Comet by Perplexity – Will AI reinvent the web browser?

The News

Natural-language search engine Perplexity will launch a web browser, joining a competitive and crowded space that has for years been dominated by Google.

After The Browser Company abandoned its beloved browser Arc, it introduced its second browser Dia, with a heavy focus on AI features, however, with Comet entering the field of AI-first browsers, it will be interesting to see how Perplexity and The Browser Company are interpreting the reinvention of the web browser.

My Thoughts

When The Browser Company introduced Arc, I got excited. Browsers haven't changed much over the past decade, and suddenly a new company emerges, that creates and designs a product in a realm where changing a couple of icons, corner radii, and some colors is the ultimate feeling of design improvements. Arc felt like a fresh breeze. A much needed one. After using it for a couple of weeks, then months, I fell in love with having my opened tabs neatly organized vertically in a sidebar, with the possibility to create folders for further structure, as well as viewing two websites in a split-view, and creating dedicated workspaces for different projects. But suddenly, The Browser Company felt weird. The updates did no longer feel as exciting as they used to, and they doubled-down on questionable AI-powered features.

What felt super off, was Arc Search, especially its 'Browse for Me' feature, which scouted the web, read multiple pages, and built a dedicated tab for you. I don't know if I'm the only one, but those are the things I enjoy most when using browsers. This is what makes the web fun, browsing around, reading pages, discovering things, or researching. Why would I hand over the tasks that I enjoy most doing to AI? More importantly, and this is also why Arc Search was under fire, as it scouted the web and read multiple pages, it created a new page or tab that summarized all the information gathered from those sites, completely cutting out the original creators of those information, who are sometimes relying on site visitors because of sponsored content, ads, or affiliate links. Arc Search simply bypassed them. This feels just wrong. And it's also the reason I lost any interest in what The Browser Company is doing, for example its new browser Dia.

AI is an exciting technology that brings loads of opportunities, but they are companies that used that technology to create a lot of harm, plagiarize what people carefully and thoughtfully created as part of their work, and then just take that to earn a fortune. This kind of attitude is dangerous.

And a product that introduces a feature that screams 'We don't care about the original creators' isn't reinventing the web or how we searching or browsing through it. It makes it a worse place.

Now, here comes Perplexity, the company that did loads of unethical shit to create an "answer engine" as a Google Search competitor. But while Google Search (while questionable how ethical that one is) results sent traffic to sources, after scraping them and the work done by journalists and creators, Perplexity said "F that" by providing an answer rather than pointing people to click through to a primary source, so it can starve the primary source of ad revenue, while keeping that revenue for themselves.

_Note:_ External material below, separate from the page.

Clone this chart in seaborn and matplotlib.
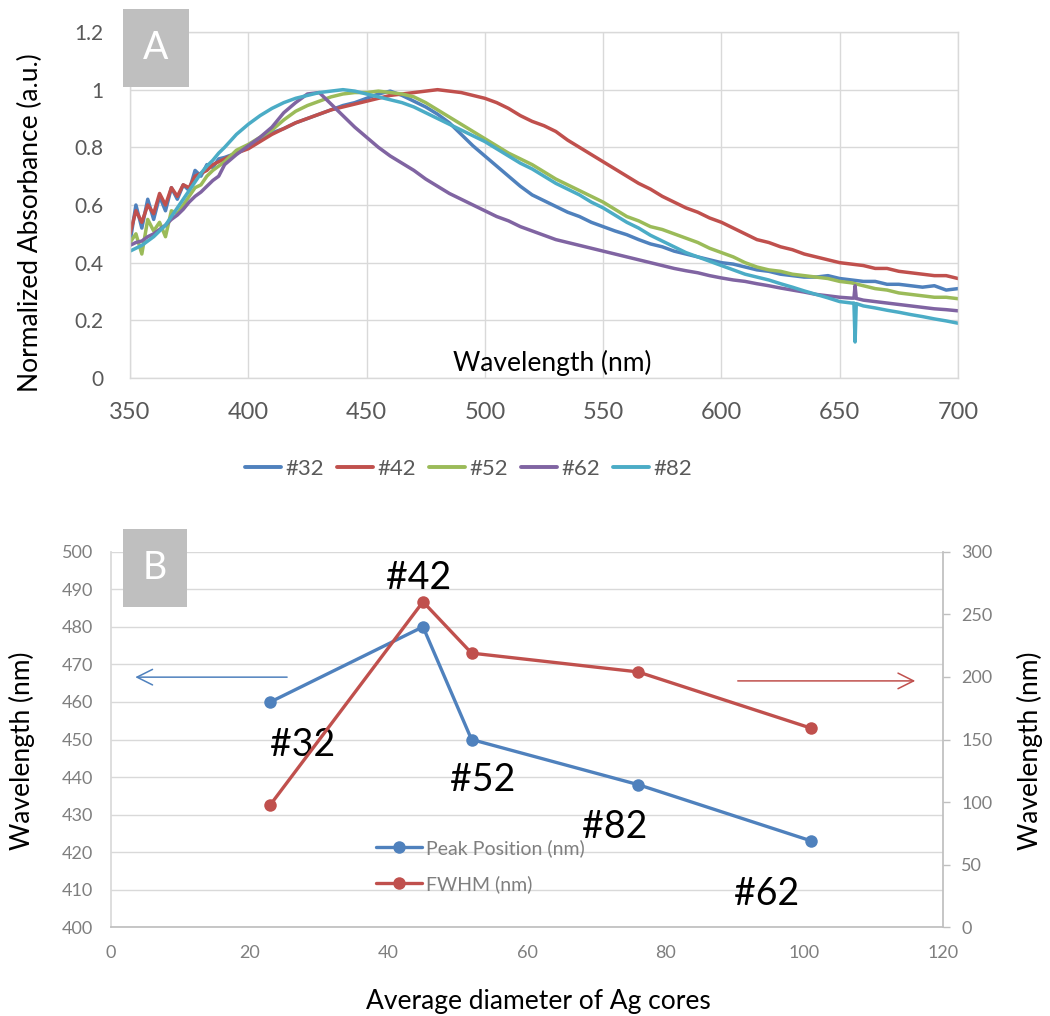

But it didn't end there. Perplexity created a Page product, which creates a summary based on those sources. And it's not quoting a sentence, but rather creating a completely aggregated post, actively plagiarizing the sources it used.

The Verge reported back in June 2024, that Forbes discovered Perplexity was dodging the publication's hard paywall in order to provide a summary of an investigation the publication did of former Google CEO Eric Schmidt's drone company. A thorough investigation by WIRED confirmed the finding by Robb Knight, that Perplexity has been ignoring the robots.txt code that explicitly asks web crawlers to not scrape the page. When Perplexity's CEO Aravind Srinivas got confronted with that, he said that Perplexity wasn't ignoring robots.txt, it was just using third-party scrapers that ignored it. Mh, when getting confronted with something you did wrong, it's the easiest thing to just point to someone else.

Perplexity is at the forefront of shattering the foundations of trust that built the internet.

And now, it's building a browser, the piece of software that gives users access to the internet. As an optimist, I hope for the better. But as a realist, seeing a company like Perplexity entering the browser market, I expect the worst.

Conclusion

While every new technology holds on to the potential of creating loads of new opportunities, we mostly got confronted with the things AI, and the major companies leveraging the technology, got wrong. Instead of focusing on a beloved product (the thing you are hoping for as a company building software) The Browser Company abandoned Arc to double-down on AI and build Dia. Instead of providing an ethical way while summarizing the content human-beings created and are relying on to support their work, Perplexity decided to bypass and screw them, take what they created to make a fortune, and dodge established principles that hold up the web. And now it wants to build a browser, too.

Based on Perplexity's past and its CEO's behaviors, looking ahead I try to prepare myself for the worst. We should care about the web, and the foundations that created trust, but also were responsible for the good things about the internet. The main question I'm asking myself is if any of Perplexity's users or investors care about that too, or if they're blinded by the sensationalism that is fueling all the innovation Perplexity is bringing to our world.